Voici l’exemple d'une initiative à but non lucratif qui a fini par été soutenue par les autorités.

Une laverie pour les sans-abri. Ici, ils peuvent laver et sécher
leurs vêtements gratuitement. Cela contribue à restaurer
la dignité humaine.

Organisation à but non lucratif «Notchlejka»

L'organisation à but non lucratif Notchlejka (en français: asile de nuit) est une initiative privée qui aide les sans-abri à retrouver la voie d’une vie normale. L'organisation leur fournit des vêtements, de la nourriture, de la chaleur dans des lieux chauffés et des tentes, ainsi que des médicaments. Elle recrute des bénévoles sur les médias sociaux et brise les stéréotypes. «Nous voulons que notre société soit plus humaine, que les gens comprennent que tout le monde peut se retrouver dans la rue et qu'il est naturel d'aider une personne en difficulté. En racontant qui sont les sans-abri, comment ils se sont retrouvés dans la rue, pourquoi ils ont besoin d'aide et comment nous la leur apportons, nous combattons les idées préconçues sur le sans-abrisme et pouvons également générer des fonds pour notre travail», c'est ainsi que les objectifs de cette institution sont expliqués sur le site Web.2

Notchlejka a été fondée pendant la période la plus difficile de l'histoire récente de la Russie, en 1990, par Valery Sokolov et ses pairs. A cette époque, en raison des pénuries alimentaires, des cartes de rationnement alimentaire ont été introduites à Saint-Pétersbourg, distribuées en fonction du lieu de résidence. Les sans-abri n'avaient donc pas droit aux cartes de rationnement. L'organisation a finalement incité l'administration municipale à prendre la décision de délivrer des cartes pour les denrées alimentaires de base aux personnes sans domicile fixe.
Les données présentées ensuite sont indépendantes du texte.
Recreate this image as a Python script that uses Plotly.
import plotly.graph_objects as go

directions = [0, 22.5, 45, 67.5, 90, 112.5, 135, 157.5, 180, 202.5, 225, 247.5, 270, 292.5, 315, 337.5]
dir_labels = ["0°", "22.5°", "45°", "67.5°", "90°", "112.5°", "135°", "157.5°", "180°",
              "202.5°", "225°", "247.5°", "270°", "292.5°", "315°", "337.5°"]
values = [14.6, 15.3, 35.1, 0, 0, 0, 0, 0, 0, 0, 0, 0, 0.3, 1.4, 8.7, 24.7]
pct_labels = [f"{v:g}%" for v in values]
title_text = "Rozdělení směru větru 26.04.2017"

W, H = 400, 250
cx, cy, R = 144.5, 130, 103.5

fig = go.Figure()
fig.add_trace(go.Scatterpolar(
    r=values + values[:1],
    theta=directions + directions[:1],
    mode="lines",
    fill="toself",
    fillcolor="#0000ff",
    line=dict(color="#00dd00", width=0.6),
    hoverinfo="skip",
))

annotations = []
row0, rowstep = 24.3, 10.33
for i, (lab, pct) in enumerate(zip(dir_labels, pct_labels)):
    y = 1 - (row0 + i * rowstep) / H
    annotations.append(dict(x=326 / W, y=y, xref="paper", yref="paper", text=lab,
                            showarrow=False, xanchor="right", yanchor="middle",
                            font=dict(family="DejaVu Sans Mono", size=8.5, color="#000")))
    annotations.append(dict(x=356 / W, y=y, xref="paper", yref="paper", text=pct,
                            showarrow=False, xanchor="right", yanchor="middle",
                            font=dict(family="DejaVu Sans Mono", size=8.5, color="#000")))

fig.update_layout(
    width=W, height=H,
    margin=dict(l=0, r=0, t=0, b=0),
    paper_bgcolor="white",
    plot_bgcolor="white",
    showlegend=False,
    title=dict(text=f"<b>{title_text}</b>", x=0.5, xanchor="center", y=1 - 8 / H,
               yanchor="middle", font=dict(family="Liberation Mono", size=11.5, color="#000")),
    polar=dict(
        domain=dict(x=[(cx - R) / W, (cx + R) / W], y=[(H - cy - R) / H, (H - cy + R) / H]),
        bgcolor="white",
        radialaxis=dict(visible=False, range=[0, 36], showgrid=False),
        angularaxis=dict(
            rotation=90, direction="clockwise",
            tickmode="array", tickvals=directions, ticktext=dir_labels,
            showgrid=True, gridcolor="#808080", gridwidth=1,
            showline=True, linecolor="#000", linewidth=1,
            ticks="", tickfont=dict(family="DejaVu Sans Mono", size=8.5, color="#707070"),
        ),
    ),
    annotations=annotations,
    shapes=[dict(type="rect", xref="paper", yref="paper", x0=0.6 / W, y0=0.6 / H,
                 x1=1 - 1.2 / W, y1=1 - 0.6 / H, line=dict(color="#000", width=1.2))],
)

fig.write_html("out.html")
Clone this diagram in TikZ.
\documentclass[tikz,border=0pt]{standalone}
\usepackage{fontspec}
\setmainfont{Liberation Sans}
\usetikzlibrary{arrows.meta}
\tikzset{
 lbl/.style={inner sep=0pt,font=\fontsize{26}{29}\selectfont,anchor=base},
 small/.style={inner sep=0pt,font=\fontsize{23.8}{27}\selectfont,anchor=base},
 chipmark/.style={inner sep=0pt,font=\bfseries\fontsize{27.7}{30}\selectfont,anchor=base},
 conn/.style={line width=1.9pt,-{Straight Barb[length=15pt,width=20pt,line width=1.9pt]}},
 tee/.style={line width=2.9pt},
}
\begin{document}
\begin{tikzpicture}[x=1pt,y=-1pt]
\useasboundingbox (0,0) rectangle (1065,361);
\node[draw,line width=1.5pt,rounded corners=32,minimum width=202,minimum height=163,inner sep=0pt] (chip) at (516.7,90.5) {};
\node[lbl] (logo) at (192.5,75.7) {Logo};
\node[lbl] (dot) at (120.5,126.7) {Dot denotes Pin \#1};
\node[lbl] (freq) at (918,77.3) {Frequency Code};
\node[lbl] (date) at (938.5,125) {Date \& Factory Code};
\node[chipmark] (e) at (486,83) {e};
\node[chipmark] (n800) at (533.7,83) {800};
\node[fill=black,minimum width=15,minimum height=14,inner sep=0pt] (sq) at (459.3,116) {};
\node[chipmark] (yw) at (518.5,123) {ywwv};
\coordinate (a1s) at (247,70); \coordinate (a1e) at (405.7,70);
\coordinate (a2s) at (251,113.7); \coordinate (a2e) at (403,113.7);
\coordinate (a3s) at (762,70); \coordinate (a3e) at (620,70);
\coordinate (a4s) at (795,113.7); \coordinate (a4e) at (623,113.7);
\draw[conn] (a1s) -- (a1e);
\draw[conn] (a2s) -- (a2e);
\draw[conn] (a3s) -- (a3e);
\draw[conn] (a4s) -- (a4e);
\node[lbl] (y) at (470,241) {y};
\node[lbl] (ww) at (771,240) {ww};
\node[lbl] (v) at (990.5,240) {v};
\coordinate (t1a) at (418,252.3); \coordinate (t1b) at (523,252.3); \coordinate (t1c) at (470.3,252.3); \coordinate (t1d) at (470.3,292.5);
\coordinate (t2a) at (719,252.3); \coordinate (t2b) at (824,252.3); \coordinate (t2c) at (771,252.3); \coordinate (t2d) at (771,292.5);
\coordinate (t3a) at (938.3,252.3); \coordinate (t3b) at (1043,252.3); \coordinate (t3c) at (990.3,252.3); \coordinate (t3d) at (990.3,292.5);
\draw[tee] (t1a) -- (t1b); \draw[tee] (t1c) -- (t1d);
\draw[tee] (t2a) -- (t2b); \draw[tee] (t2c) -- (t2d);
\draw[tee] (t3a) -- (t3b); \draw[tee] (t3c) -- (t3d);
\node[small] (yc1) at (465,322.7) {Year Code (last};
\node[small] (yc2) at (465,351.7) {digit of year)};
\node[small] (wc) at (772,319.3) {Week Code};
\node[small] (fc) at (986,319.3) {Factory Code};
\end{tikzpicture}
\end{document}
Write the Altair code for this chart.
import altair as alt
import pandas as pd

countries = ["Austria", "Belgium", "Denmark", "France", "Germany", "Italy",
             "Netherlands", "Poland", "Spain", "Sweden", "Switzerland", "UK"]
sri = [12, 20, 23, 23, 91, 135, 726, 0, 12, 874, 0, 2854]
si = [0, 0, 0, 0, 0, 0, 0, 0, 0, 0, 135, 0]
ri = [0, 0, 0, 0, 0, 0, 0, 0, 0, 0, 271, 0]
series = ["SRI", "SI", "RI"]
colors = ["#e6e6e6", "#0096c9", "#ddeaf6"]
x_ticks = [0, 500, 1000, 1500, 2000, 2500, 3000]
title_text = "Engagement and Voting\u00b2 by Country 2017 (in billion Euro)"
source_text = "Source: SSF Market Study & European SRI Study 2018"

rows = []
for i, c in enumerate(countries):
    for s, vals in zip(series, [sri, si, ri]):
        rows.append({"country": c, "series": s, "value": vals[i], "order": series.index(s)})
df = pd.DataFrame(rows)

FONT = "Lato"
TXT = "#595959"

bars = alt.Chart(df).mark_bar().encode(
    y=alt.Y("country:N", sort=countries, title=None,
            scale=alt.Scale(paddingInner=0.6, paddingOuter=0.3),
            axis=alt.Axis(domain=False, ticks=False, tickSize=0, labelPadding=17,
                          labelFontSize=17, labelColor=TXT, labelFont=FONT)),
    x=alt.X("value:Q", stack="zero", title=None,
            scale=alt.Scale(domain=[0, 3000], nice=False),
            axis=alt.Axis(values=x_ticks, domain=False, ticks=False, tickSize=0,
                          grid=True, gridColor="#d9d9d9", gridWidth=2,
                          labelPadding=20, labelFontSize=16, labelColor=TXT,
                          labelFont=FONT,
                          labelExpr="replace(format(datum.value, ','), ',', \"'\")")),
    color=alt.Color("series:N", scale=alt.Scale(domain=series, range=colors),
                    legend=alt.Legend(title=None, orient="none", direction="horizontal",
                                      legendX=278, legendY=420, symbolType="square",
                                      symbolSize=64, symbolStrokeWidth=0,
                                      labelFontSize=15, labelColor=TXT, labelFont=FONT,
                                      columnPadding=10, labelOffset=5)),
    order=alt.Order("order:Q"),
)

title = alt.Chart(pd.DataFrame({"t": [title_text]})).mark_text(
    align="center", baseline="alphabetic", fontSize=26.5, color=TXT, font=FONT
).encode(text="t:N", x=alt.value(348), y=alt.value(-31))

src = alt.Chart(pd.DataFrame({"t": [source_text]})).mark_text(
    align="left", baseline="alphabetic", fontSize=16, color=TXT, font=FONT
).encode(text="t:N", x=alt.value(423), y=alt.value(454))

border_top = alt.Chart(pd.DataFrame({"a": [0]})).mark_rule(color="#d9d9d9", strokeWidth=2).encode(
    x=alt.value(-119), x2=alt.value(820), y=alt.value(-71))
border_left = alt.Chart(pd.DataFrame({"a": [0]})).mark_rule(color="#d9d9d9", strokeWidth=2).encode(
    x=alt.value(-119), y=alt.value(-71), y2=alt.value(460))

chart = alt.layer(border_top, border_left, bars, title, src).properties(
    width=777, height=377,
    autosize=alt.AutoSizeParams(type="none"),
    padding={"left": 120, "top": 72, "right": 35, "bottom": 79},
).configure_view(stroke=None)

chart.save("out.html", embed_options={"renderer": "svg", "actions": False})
L'aide aux sans-abri est désormais inscrite dans la loi

Aujourd'hui, la Notchlejka continue à travailler dans cet esprit. Ainsi, en novembre 2020, un texte de commentaire sur le projet de loi du ministère du Travail intitulé «Au sujet de la protection sociale des personnes handicapées» a été préparé et envoyé au ministère. Cette loi permet aux personnes handicapées de recevoir des fauteuils roulants, des prothèses oculaires, des appareils auditifs, des chaussures orthopédiques et d'autres articles essentiels sans être rattachées à un lieu de résidence fixe et sans devoir s'inscrire de manière permanente. Le projet de loi actualisé a déjà été approuvé par les départements concernés et le gouvernement, examiné par la Douma d'Etat et le Conseil de la Fédération, et finalement signé par le président le 8 décembre. C'est ce qui est indiqué dans les rapports de novembre et décembre 2020 concernant ce projet.3

L’une des préoccupations importantes de l'institution est l'aide à l'orientation psychologique et juridique. Des conseils en matière de recherche d’emploi peuvent également y être obtenus par toute personne, même sans posséder de documents ou la citoyenneté russe. Chaque jour, environ 40 personnes obtiennent des conseils.
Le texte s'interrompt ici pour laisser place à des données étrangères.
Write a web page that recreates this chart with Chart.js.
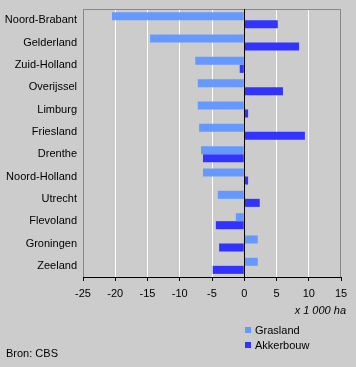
<!DOCTYPE html>
<html><head><meta charset="utf-8">
<script src="https://cdn.jsdelivr.net/npm/chart.js@4"></script>
<style>
html,body{margin:0;padding:0;background:#cccccc;}
#wrap{position:relative;width:356px;height:367px;background:#cccccc;font-family:"Liberation Sans",Arial,sans-serif;font-size:11px;color:#000;}
canvas{position:absolute;left:0;top:0;}
.t{position:absolute;white-space:nowrap;line-height:12px;}
.sq{position:absolute;width:6px;height:6px;}
</style></head>
<body><div id="wrap"><canvas id="c" width="356" height="367"></canvas>
<div class="t" id="unit" style="right:10px;top:304px;font-style:italic;">x 1 000 ha</div>
<div class="sq" id="sq0" style="left:245px;top:327px;"></div>
<div class="t" id="lg0" style="left:255px;top:324px;"></div>
<div class="sq" id="sq1" style="left:245px;top:342px;"></div>
<div class="t" id="lg1" style="left:255px;top:339px;"></div>
<div class="t" style="left:6px;top:347px;">Bron: CBS</div>
</div>
<script>
const provinces = ["Noord-Brabant","Gelderland","Zuid-Holland","Overijssel","Limburg","Friesland","Drenthe","Noord-Holland","Utrecht","Flevoland","Groningen","Zeeland"];
const grasland = [-20.5,-14.6,-7.6,-7.2,-7.2,-7.0,-6.7,-6.4,-4.1,-1.3,2.1,2.1];
const akkerbouw = [5.2,8.5,-0.7,6.0,0.6,9.4,-6.4,0.6,2.4,-4.4,-3.9,-4.9];
const seriesNames = ["Grasland","Akkerbouw"];
const seriesColors = ["#6699ff","#3333ff"];
const xMin = -25, xMax = 15, xStep = 5;

document.getElementById('lg0').textContent = seriesNames[0];
document.getElementById('lg1').textContent = seriesNames[1];
document.getElementById('sq0').style.background = seriesColors[0];
document.getElementById('sq1').style.background = seriesColors[1];

const frame = {
  id:'frame',
  afterDatasetsDraw(chart){
    const {ctx, chartArea:a, scales:{x}} = chart;
    ctx.save();
    ctx.lineWidth = 1;
    ctx.strokeStyle = '#888888';
    ctx.beginPath();
    ctx.moveTo(a.left+0.5, a.bottom); ctx.lineTo(a.left+0.5, a.top+0.5);
    ctx.lineTo(a.right-0.5, a.top+0.5); ctx.lineTo(a.right-0.5, a.bottom);
    ctx.stroke();
    ctx.strokeStyle = '#000000';
    const z = Math.round(x.getPixelForValue(0))+0.5;
    ctx.beginPath(); ctx.moveTo(z, a.top); ctx.lineTo(z, a.bottom); ctx.stroke();
    ctx.beginPath(); ctx.moveTo(a.left, a.bottom+0.5); ctx.lineTo(a.right, a.bottom+0.5); ctx.stroke();
    ctx.restore();
  }
};

new Chart(document.getElementById('c'), {
  type:'bar',
  data:{
    labels: provinces,
    datasets:[
      {label:seriesNames[0], data:grasland, backgroundColor:seriesColors[0], categoryPercentage:0.72, barPercentage:1},
      {label:seriesNames[1], data:akkerbouw, backgroundColor:seriesColors[1], categoryPercentage:0.72, barPercentage:1}
    ]
  },
  options:{
    indexAxis:'y',
    responsive:false,
    animation:false,
    layout:{padding:{left:0,right:15,top:9,bottom:0}},
    plugins:{legend:{display:false},tooltip:{enabled:false}},
    scales:{
      x:{
        min:xMin, max:xMax,
        ticks:{stepSize:xStep, color:'#000', font:{family:'"Liberation Sans", Arial, sans-serif', size:11}, padding:6},
        grid:{
          color: c => (c.tick.value===xMin||c.tick.value===xMax) ? 'rgba(0,0,0,0)' : (c.tick.value===0 ? '#000' : '#ffffff'),
          tickColor:'#000', tickLength:4, lineWidth:1
        },
        border:{display:false},
        afterFit: s => { s.height = 90; s.paddingLeft = 0; s.paddingRight = 0; }
      },
      y:{
        ticks:{color:'#000', font:{family:'"Liberation Sans", Arial, sans-serif', size:11}, padding:6},
        grid:{display:false, drawTicks:false},
        border:{display:false},
        afterFit: s => { s.width = 83; s.paddingTop = 0; s.paddingBottom = 0; }
      }
    }
  },
  plugins:[frame]
});
</script></body></html>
L'initiative à but non lucratif Notchlejka nous montre que, même dans des situations critiques et dangereuses, les Russes peuvent s'entraider et même influencer la loi. Si tel est le cas, on pourrait même trouver des solutions pour des préoccupations régionales plus ou moins simples.

De tels exemples d'implication de personnes dans des initiatives privées à but non lucratif renforcent les liens interpersonnels dans la société et donnent davantage de confiance aux concitoyennes et concitoyens.
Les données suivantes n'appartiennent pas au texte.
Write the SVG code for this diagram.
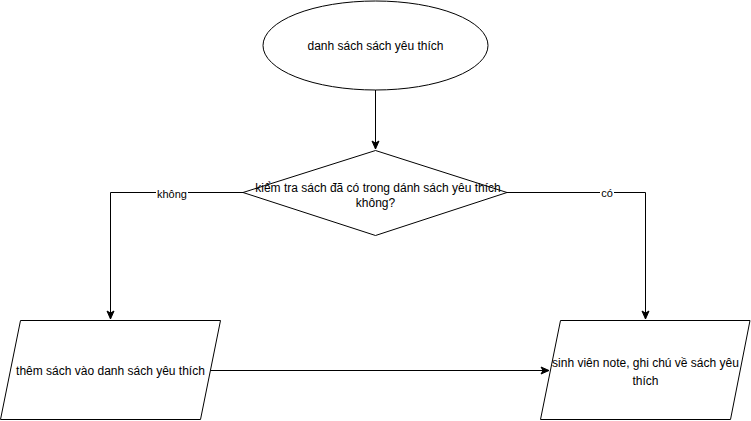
<svg xmlns="http://www.w3.org/2000/svg" width="751" height="421" viewBox="0 0 751 421">
<defs>
<marker id="arr" markerWidth="10" markerHeight="10" refX="9" refY="5" orient="auto" markerUnits="userSpaceOnUse">
<path d="M1,1.5 L9,5 L1,8.5 L3,5 Z" fill="#000" stroke="#000" stroke-width="1"/>
</marker>
</defs>
<style>
.shape{fill:#fff;stroke:#000;stroke-width:1}
.t{font-family:"Liberation Sans",Arial,sans-serif;font-size:12px;fill:#000;text-anchor:middle}
.lbl{font-family:"Liberation Sans",Arial,sans-serif;font-size:11px;fill:#000;text-anchor:middle}
.edge{fill:none;stroke:#000;stroke-width:1}
</style>
<rect width="751" height="421" fill="#fff"/>
<g id="connectors">
<path class="edge" d="M375.5,90 L375.5,149" marker-end="url(#arr)"/>
<path class="edge" d="M243,192.5 L110.5,192.5 L110.5,319" marker-end="url(#arr)"/>
<path class="edge" d="M507,192.5 L645.5,192.5 L645.5,319" marker-end="url(#arr)"/>
<path class="edge" d="M210,370.5 L549,370.5" marker-end="url(#arr)"/>
<rect x="156" y="187" width="32" height="12" fill="#fff"/>
<text class="lbl" x="172" y="197.5">không</text>
<rect x="600" y="187" width="14" height="12" fill="#fff"/>
<text class="lbl" x="607" y="197">có</text>
</g>
<g id="start">
<ellipse class="shape" cx="375.5" cy="45.5" rx="112.5" ry="44.5"/>
<text class="t" x="375.5" y="49.5">danh sách sách yêu thích</text>
</g>
<g id="decision">
<polygon class="shape" points="375.5,150.5 507,192.5 375.5,235.5 243,192.5"/>
<text class="t" x="378" y="192">kiểm tra sách đã có trong dánh sách yêu thích</text>
<text class="t" x="375.5" y="207">không?</text>
</g>
<g id="add">
<polygon class="shape" points="20.5,320.5 220.5,320.5 200.5,419.5 0.5,419.5"/>
<text class="t" x="110.5" y="375">thêm sách vào danh sách yêu thích</text>
</g>
<g id="note">
<polygon class="shape" points="560.5,320.5 750,320.5 730.5,419.5 540.5,419.5"/>
<text class="t" x="645.5" y="367">sinh viên note, ghi chú về sách yêu</text>
<text class="t" x="645.5" y="385">thích</text>
</g>
</svg>
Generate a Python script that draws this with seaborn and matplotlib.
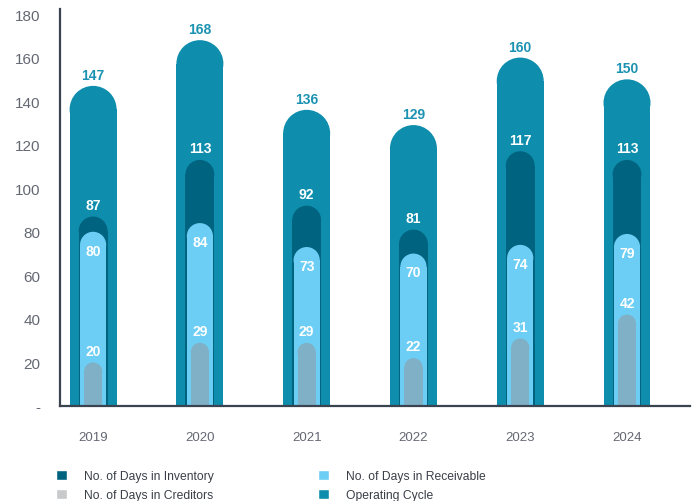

1 Rapport annuel: «Opinion publique – 2020». Moscou. Centre Levada 2021. 152 pages

2 Site web de Notchlejka: https://homeless.ru/

3 Novembre et décembre 2020 rapport de Notchlejka: https://homeless.ru/upload/iblock/a59/Otchet_noyabr_dekabr.pdf

(Traduction «Point de vue Suisse»)

* Elena Danilova est titulaire d'un doctorat en philologie allemande. Chaire de philologie allemande à l'Université d'Etat de Kuban. Mikhail Danilov est avocat et travaille dans le secteur de l'importation et de l'exportation industrielles.